Clostridium difficele

 

     Selective pressures from antibiotic treatment have contributed to horizontal gene transfer events largely responsible for the spread and acquisition of antibiotic resistance in bacteria. Tetracycline resistance is commonly found in bacteria of the human gut. We identified a candidate horizontal transferring protein (CSBG_03569) from the strain Clostridium difficile using parametric analysis that relied on characteristic GC content of the organism genome (10.07560881 standard deviations from mean). This protein was identified as tetracycline resistant protein, class C (TetC), of 219 amino acids long.
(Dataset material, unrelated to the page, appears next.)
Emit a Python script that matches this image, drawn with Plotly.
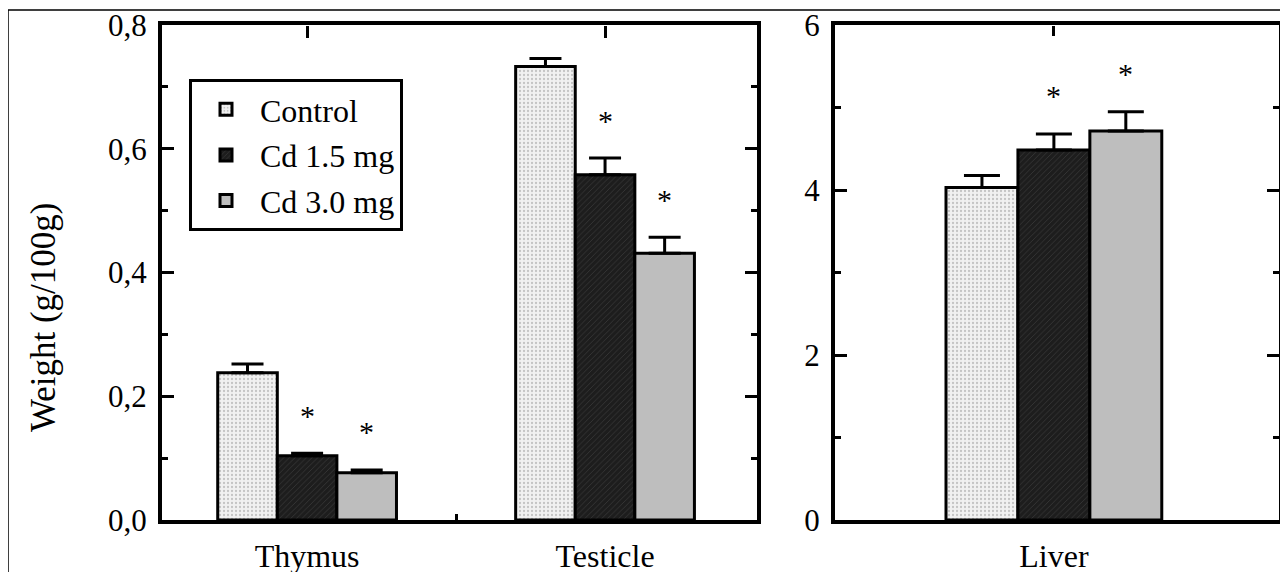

     Further analysis of the same amino acid sequence with DarkHorse identified TetC, 396 amino acids long, from Chlamidya suis as a horizontal gene transfer candidate (lineage probability index (LPI) of 0.504). Low LPI scores suggest a large phylogenetic distance between the amino acid sequence tested and the closest matched sequence selected from taxonomy databases. Therefore, the existence of this protein, 100% identical to the gene found in Clostridium difficile, would suggest a horizontal transfer event between these different strains. The resistance found in Chlamidya suis is mobilized by genomic islands containing the TetC allele. DarkHorse provided evidence to where this transfer event originated and what elements were most likely responsible for this transfer event. Our results provided a match for Chlamidya suis TetC in Helicobacter pullorum (LPI of 0.504). This organism was also recognized by the parametric method as HPMG_01968 (standard deviation from mean of 7.584459956). Helicobacter pullorum is a gram-negative pathogen prevalent in the human intestine and a considered a possible food-borne pathogen. Although the amino acid sequences between these strains were not identical, this result would suggest that antibiotic resistant genes are commonly transferred between unrelated organisms in the gut microbiome due to their protective function that provides a selective advantage to the organism. The recurrence of horizontal gene transfer of TetC is consistent with recent research identifying the human gut as a major antibiotic resistant reservoir. When compared with other genes, antibiotic resistance was found to be more prevalent in gram positive (Proteobacteria) bacteria than gram negative (Bacteriodetes).

     Clostridium difficile is a spore-forming gram-positive bacillus that is responsible for most nosocomial diarrheic disease. This organism is considered a member of the normal gut microflora which is composed of a high density of bacteria and abundant nutrients. Bacteriodes account for 25% of the human gut microbiome and have gained increasing resistance to antibiotics acquired in host diet. The prevalence of transmission of antibiotic resistance determinants is known to increase with a diet that favors survival of strains that maintain this newly acquired resistant elements. This has created public concern for food safety. Antibiotic resistant bacteria in food can cause life-threatening infections if such gut microflora as Clostridium difficile, escape into other more susceptible body sites.